Joking aside, matrices are linear maps in the context of multiplication. They can absolutely have meanings assigned outside the usual "when multiplied by a vector" type of calculations. For example the "adjacency matrix" representation of a graph is very often never multiplied by a vector even in academic algorithm descriptions. YMMV if you call it a (lookup) table in that context but the term "matrix" seems fairly well established there.



> They can absolutely have meanings assigned outside the usual "when multiplied by a vector" type of calculations. For example the "adjacency matrix" representation of a graph is very often never multiplied by a vector even in academic algorithm descriptions.

Not disputing your basic point, but I'm not sure "very often never" is entirely accurate. In the GraphBLAS API vector/matrix and matrix/vector multiplication is key for almost all algorithms that depend on breadth first search, this is because matrix/vector multiplication is a single step in a BFS which is the core operation of the GraphBLAS. The vector is typically used to hold the current frontier (and mask). See the "Shortest Path Lengths" example here:

https://github.com/michelp/pygraphblas/blob/master/pygraphbl...

(disclosure, I am the pygraphblas author).

> Purist test: aren't vectors just Nx1 matrices?

I like it. :) As an interesting point, the GraphBLAS defines both Matrix and Vector types, but internally in the SuiteSparse implementation, they are all just unified into one type and yes, vectors are Nx1 or 1xN.


Wow thanks for that example. I don't think I've seen that trick before; now I want do do more with graphs again.


I implemented flood fill for Adobe as an adapter on top of BFS (from the BGL), which was, itself, an adapter on top of BLAS (written in FORTRAN). It was somewhat faster than the handcoded assembly BFS they were using at the time. The compile times were killer, though.


> the "adjacency matrix" representation of a graph is very often never multiplied by a vector even in academic algorithm descriptions.

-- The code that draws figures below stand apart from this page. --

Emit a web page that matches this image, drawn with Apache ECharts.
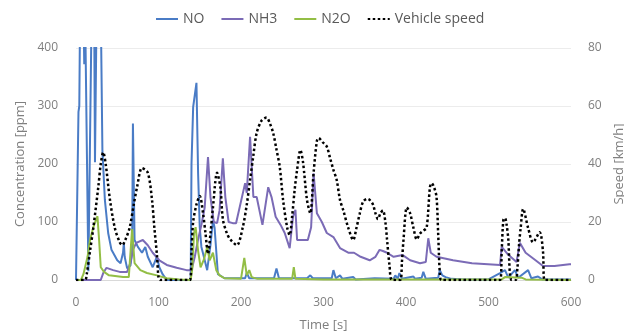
<!DOCTYPE html>
<html>
<head>
<meta charset="utf-8">
<script src="https://cdn.jsdelivr.net/npm/echarts@6/dist/echarts.min.js"></script>
<style>
  html, body { margin: 0; padding: 0; background: #fff; }
  #chart { width: 624px; height: 334px; }
</style>
</head>
<body>
<div id="chart"></div>
<script>
// Emissions downstream of the catalyst and vehicle speed over a 600 s drive cycle.

// NO concentration [ppm]
const noTime = [0, 2, 3, 4, 5, 9, 10, 11, 13, 15, 17, 19, 22, 23, 25, 30, 32, 35, 39, 43, 50, 54, 57, 58, 59, 62, 66, 68, 69, 71, 75, 80, 84, 87, 93, 98, 101, 105, 110, 139, 140, 142, 146, 148, 150, 152, 155, 159, 163, 166, 168, 172, 180, 205, 207, 210, 240, 243, 246, 280, 284, 287, 310, 312, 315, 320, 323, 336, 339, 362, 364, 385, 387, 390, 392, 395, 409, 411, 419, 421, 424, 439, 441, 444, 448, 455, 470, 500, 514, 520, 524, 532, 536, 548, 552, 560, 565, 600];
const noPpm  = [0, 0, 290, 300, 470, 470, 372, 470, 470, 15, 15, 470, 470, 203, 470, 470, 224, 138, 81, 52, 34, 29, 47, 64, 40, 20, 25, 47, 270, 69, 57, 47, 57, 40, 22, 40, 22, 10, 0, 0, 200, 298, 340, 184, 91, 57, 40, 17, 60, 103, 90, 10, 3, 3, 12, 3, 3, 20, 3, 3, 8, 3, 3, 17, 3, 8, 2, 5, 1, 3, 1, 2, 8, 2, 12, 2, 6, 2, 4, 14, 2, 4, 17, 8, 5, 2, 1, 1, 12, 17, 4, 17, 4, 17, 3, 6, 1, 1];

// NH3 concentration [ppm]
const nh3Time = [0, 30, 33, 37, 45, 53, 62, 66, 69, 73, 81, 87, 93, 101, 110, 122, 134, 140, 144, 148, 152, 156, 160, 163, 167, 171, 174, 178, 181, 185, 190, 194, 205, 207, 211, 215, 219, 226, 233, 237, 242, 248, 253, 259, 263, 266, 268, 274, 281, 285, 288, 292, 298, 304, 312, 320, 330, 337, 345, 356, 363, 368, 372, 377, 385, 396, 405, 417, 424, 427, 430, 437, 457, 480, 514, 516, 523, 534, 538, 545, 557, 566, 580, 598, 600];
const nh3Ppm  = [0, 0, 12, 21, 17, 14, 14, 30, 52, 64, 69, 60, 47, 34, 26, 21, 17, 17, 40, 70, 95, 125, 212, 143, 100, 98, 120, 210, 143, 100, 98, 98, 167, 150, 247, 143, 143, 95, 160, 143, 109, 95, 81, 55, 109, 121, 69, 69, 69, 91, 184, 115, 100, 81, 74, 55, 47, 47, 40, 34, 40, 52, 50, 47, 40, 43, 34, 29, 31, 72, 47, 40, 34, 29, 26, 57, 45, 31, 64, 47, 34, 24, 24, 27, 27];

// N2O concentration [ppm]
const n2oTime = [0, 6, 9, 14, 17, 21, 26, 28, 30, 34, 40, 57, 64, 68, 71, 78, 86, 98, 110, 125, 139, 141, 143, 145, 148, 151, 155, 159, 162, 166, 170, 174, 180, 200, 204, 207, 210, 213, 220, 262, 264, 266, 300, 516, 520, 540, 545, 600];
const n2oPpm  = [0, 0, 10, 40, 69, 91, 110, 69, 22, 14, 8, 5, 5, 88, 29, 17, 12, 8, 3, 1, 0, 20, 80, 91, 50, 22, 35, 57, 34, 47, 17, 8, 3, 2, 38, 8, 17, 5, 2, 2, 22, 2, 1, 1, 5, 4, 1, 0];

// Vehicle speed [km/h]
const speedTime = [0, 11, 13, 17, 21, 27, 30, 33, 36, 41, 47, 53, 56, 60, 65, 70, 74, 80, 87, 92, 95, 98, 100, 102, 138, 140, 142, 146, 150, 154, 157, 160, 163, 166, 171, 175, 178, 183, 187, 195, 202, 207, 211, 215, 219, 225, 231, 235, 239, 243, 247, 251, 256, 259, 262, 265, 268, 272, 275, 280, 284, 288, 292, 294, 299, 304, 308, 312, 316, 320, 324, 330, 336, 340, 344, 348, 353, 356, 360, 363, 366, 369, 372, 375, 377, 380, 383, 393, 395, 397, 401, 405, 409, 413, 417, 421, 425, 429, 431, 434, 437, 439, 441, 443, 514, 516, 518, 520, 522, 524, 526, 528, 533, 535, 537, 539, 542, 548, 554, 562, 566, 568, 600];
const speedKmh  = [0, 0, 2, 10, 18, 32, 40, 44, 40, 28, 18, 13, 12, 14, 18, 26, 32, 38.6, 37, 28, 18, 9, 1, 0, 0, 10, 20, 26, 29, 23, 16, 9, 16, 25, 37, 32, 21, 16, 14, 12, 18, 26, 34.5, 43, 50.7, 55, 56, 54, 50.7, 45, 39, 27.6, 18, 15.5, 22, 31, 38, 44.8, 41, 27.6, 23, 37, 48, 49, 47.5, 46, 42, 38, 34.5, 27.6, 24, 18, 13.8, 18, 23, 27, 28, 27.6, 26, 23, 21, 23, 24, 20, 14, 5, 0, 0, 6, 14, 25, 23, 18, 14, 16, 17, 18, 32, 33.4, 32, 28.6, 16, 2.4, 0, 0, 10, 20.7, 21.4, 19, 14, 2, 0, 0, 4, 12, 18, 24.5, 18, 13, 16.5, 10, 0, 0];

// Axis ticks
const timeTicks = [0, 100, 200, 300, 400, 500, 600];
const concTicks = [0, 100, 200, 300, 400];
const speedTicks = [0, 20, 40, 60, 80];

const pairs = (xs, ys) => xs.map((x, i) => [x, ys[i]]);

const FONT = 'Open Sans';
const TICK_COLOR = '#7f7f7f';
const NAME_COLOR = '#7f7f7f';

const chart = echarts.init(document.getElementById('chart'), null, { renderer: 'canvas' });

chart.setOption({
  animation: false,
  backgroundColor: '#ffffff',
  textStyle: { fontFamily: FONT },
  legend: {
    top: 7,
    left: 150,
    itemWidth: 22,
    itemHeight: 10,
    itemGap: 16,
    itemStyle: { opacity: 0 },
    textStyle: { color: '#595959', fontSize: 14, fontFamily: FONT },
    data: ['NO', 'NH3', 'N2O', 'Vehicle speed']
  },
  grid: { left: 76, right: 53, top: 48, bottom: 54, containLabel: false, outerBoundsMode: 'none' },
  xAxis: {
    type: 'value',
    min: timeTicks[0],
    max: timeTicks[timeTicks.length - 1],
    interval: timeTicks[1] - timeTicks[0],
    name: 'Time [s]',
    nameLocation: 'middle',
    nameGap: 39,
    nameTextStyle: { color: NAME_COLOR, fontSize: 13 },
    axisLine: { show: true, lineStyle: { color: '#d9d9d9' } },
    axisTick: { show: false },
    splitLine: { show: false },
    axisLabel: { color: TICK_COLOR, fontSize: 12, margin: 17 }
  },
  yAxis: [
    {
      type: 'value',
      min: concTicks[0],
      max: concTicks[concTicks.length - 1],
      interval: concTicks[1] - concTicks[0],
      name: 'Concentration [ppm]',
      nameLocation: 'middle',
      nameRotate: 90,
      nameGap: 46,
      nameTextStyle: { color: NAME_COLOR, fontSize: 13 },
      axisLine: { show: false },
      axisTick: { show: false },
      splitLine: { show: true, lineStyle: { color: '#ececec', width: 1 } },
      axisLabel: { color: TICK_COLOR, fontSize: 12, margin: 18 }
    },
    {
      type: 'value',
      min: speedTicks[0],
      max: speedTicks[speedTicks.length - 1],
      interval: speedTicks[1] - speedTicks[0],
      name: 'Speed [km/h]',
      nameLocation: 'middle',
      nameRotate: 90,
      nameGap: 39,
      nameTextStyle: { color: NAME_COLOR, fontSize: 13 },
      axisLine: { show: false },
      axisTick: { show: false },
      splitLine: { show: false },
      axisLabel: { color: TICK_COLOR, fontSize: 12, margin: 17 }
    }
  ],
  series: [
    {
      name: 'NO', type: 'line', yAxisIndex: 0, symbol: 'none', clip: true,
      data: pairs(noTime, noPpm),
      lineStyle: { color: '#4a7cc6', width: 2 }, itemStyle: { color: '#4a7cc6' }
    },
    {
      name: 'NH3', type: 'line', yAxisIndex: 0, symbol: 'none', clip: true,
      data: pairs(nh3Time, nh3Ppm),
      lineStyle: { color: '#7b6bb6', width: 2 }, itemStyle: { color: '#7b6bb6' }
    },
    {
      name: 'N2O', type: 'line', yAxisIndex: 0, symbol: 'none', clip: true,
      data: pairs(n2oTime, n2oPpm),
      lineStyle: { color: '#93be45', width: 2 }, itemStyle: { color: '#93be45' }
    },
    {
      name: 'Vehicle speed', type: 'line', yAxisIndex: 1, symbol: 'none', clip: true,
      smooth: 0.3,
      data: pairs(speedTime, speedKmh),
      lineStyle: { color: '#000000', width: 2.5, type: [2.5, 2.5], cap: 'butt' },
      itemStyle: { color: '#000000' },
      z: 5
    }
  ]
});
</script>
</body>
</html>
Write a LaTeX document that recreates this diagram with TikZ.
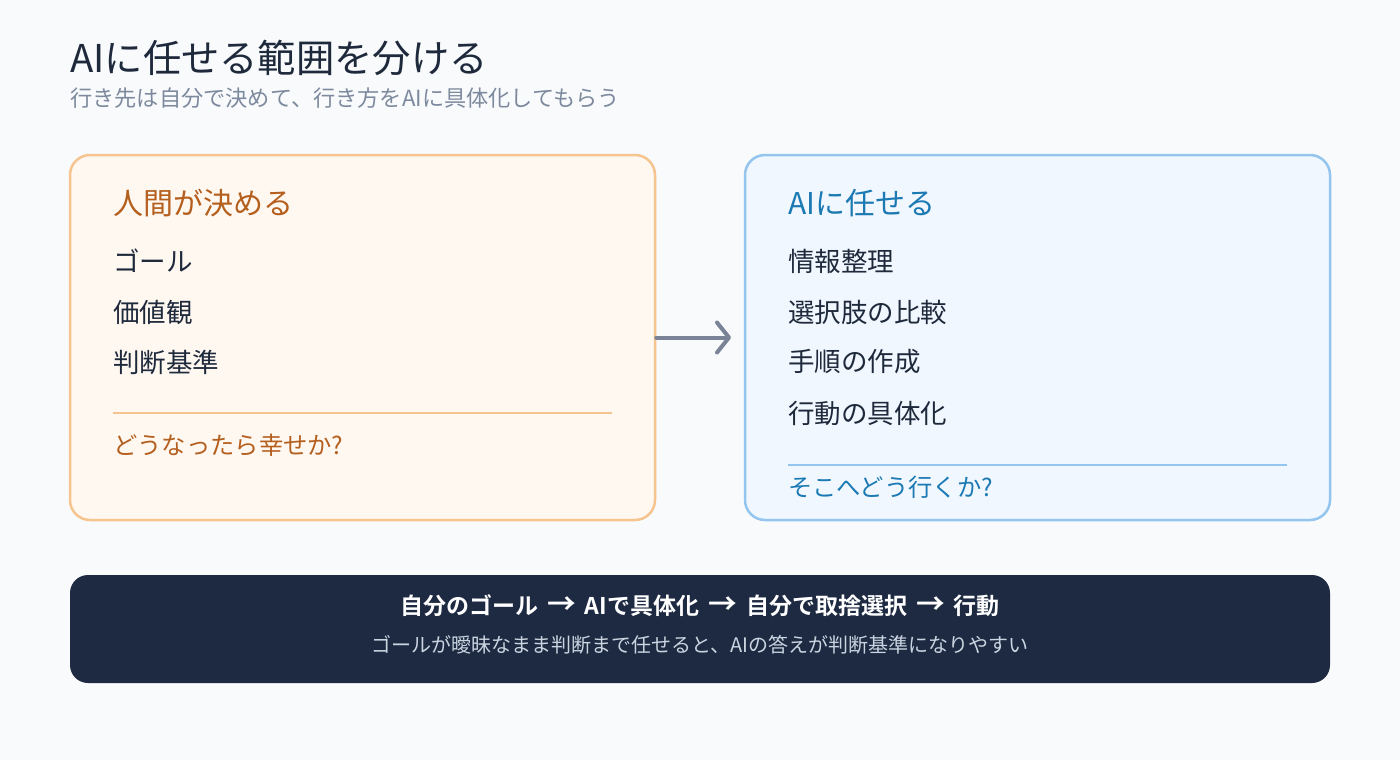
\documentclass[tikz,border=0pt]{standalone}
\usepackage{fontspec}
\setmainfont{Noto Sans CJK JP}[BoldFont={Noto Sans CJK JP Bold}]
\usetikzlibrary{arrows.meta}
\definecolor{bgc}{HTML}{F8FAFC}
\definecolor{ink}{HTML}{1E293B}
\definecolor{subc}{HTML}{7D8A9E}
\definecolor{orb}{HTML}{F6C48E}
\definecolor{orf}{HTML}{FFF8F1}
\definecolor{ort}{HTML}{B45F1E}
\definecolor{blb}{HTML}{93C5EE}
\definecolor{blf}{HTML}{F0F7FE}
\definecolor{blt}{HTML}{1B79B3}
\definecolor{darkc}{HTML}{1E2A42}
\definecolor{lightc}{HTML}{CBD5E1}
\definecolor{arrc}{HTML}{7B8496}
\newcommand{\gap}{\hspace{9pt}}
\newcommand{\rarr}{\gap\scalebox{1.25}{→}\gap}
\tikzset{
  card/.style={rounded corners=20pt, line width=2.5pt, minimum width=585pt, minimum height=365pt, inner sep=0pt},
  txt/.style={anchor=west, inner sep=0pt, text=ink, font=\fontsize{26.5}{32}\selectfont},
  head/.style={anchor=west, inner sep=0pt, font=\fontsize{30}{36}\selectfont},
  foot/.style={anchor=west, inner sep=0pt, font=\fontsize{24.3}{29}\selectfont},
  arr/.style={draw=arrc, line width=4pt, line cap=round, -{Straight Barb[length=12pt,width=30pt,line cap=round,line join=round]}},
}
\begin{document}
\begin{tikzpicture}[x=1pt,y=-1pt]
\fill[bgc] (0,0) rectangle (1400,760);
\useasboundingbox (0,0) rectangle (1400,760);
% title
\node[anchor=west, inner sep=0pt, text=ink, font=\fontsize{38.3}{44}\selectfont] (title) at (70,58) {AIに任せる範囲を分ける};
\node[anchor=west, inner sep=0pt, text=subc, font=\fontsize{22.2}{27}\selectfont] (sub) at (70,98) {行き先は自分で決めて、行き方をAIに具体化してもらう};
% left card
\node[card, draw=orb, fill=orf] (L) at (362.5,337.5) {};
\node[head, text=ort] (lh) at (113,203) {人間が決める};
\node[txt] (l1) at (113,261) {ゴール};
\node[txt] (l2) at (113,312) {価値観};
\node[txt] (l3) at (113,362) {判断基準};
\coordinate (lla) at (113,413);
\coordinate (llb) at (612,413);
\draw[orb, line width=1.5pt] (lla) -- (llb);
\node[foot, text=ort] (lf) at (113,445) {どうなったら幸せか?};
% right card
\node[card, draw=blb, fill=blf] (R) at (1037.5,337.5) {};
\node[head, text=blt] (rh) at (788,203) {AIに任せる};
\node[txt] (r1) at (788,261) {情報整理};
\node[txt] (r2) at (788,312) {選択肢の比較};
\node[txt] (r3) at (788,362) {手順の作成};
\node[txt] (r4) at (788,413) {行動の具体化};
\coordinate (rla) at (788,465);
\coordinate (rlb) at (1287,465);
\draw[blb, line width=1.5pt] (rla) -- (rlb);
\node[foot, text=blt] (rf) at (788,487) {そこへどう行くか?};
% arrow
\coordinate (ae) at (731,337.5);
\draw[arr] (L.east) -- (ae);
% bottom
\node[rounded corners=18pt, fill=darkc, minimum width=1260pt, minimum height=108pt, inner sep=0pt] (B) at (700,629) {};
\node[inner sep=0pt, text=white, font=\bfseries\fontsize{23}{27}\selectfont] (b1) at (700,606) {自分のゴール\rarr AIで具体化\rarr 自分で取捨選択\rarr 行動};
\node[inner sep=0pt, text=lightc, font=\fontsize{20}{24}\selectfont] (b2) at (700,645) {ゴールが曖昧なまま判断まで任せると、AIの答えが判断基準になりやすい};
\end{tikzpicture}
\end{document}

Not true. There is a whole field (graph signal processing) that studies graphs in terms of their description in matrix form (adjacency, connectivity and more). For example, you can find connected components by looking at the eigenvectors of a certain matrix.


> For example the "adjacency matrix" representation of a graph is very often never multiplied by a vector even in academic algorithm descriptions.

Unless you're doing spectral graph theory, which looks at properties of the eigenvalues and eigenvectors of the graph's adjacency matrix. Even then, you don't usually multiply the adjacency matrix by a vector explicitly.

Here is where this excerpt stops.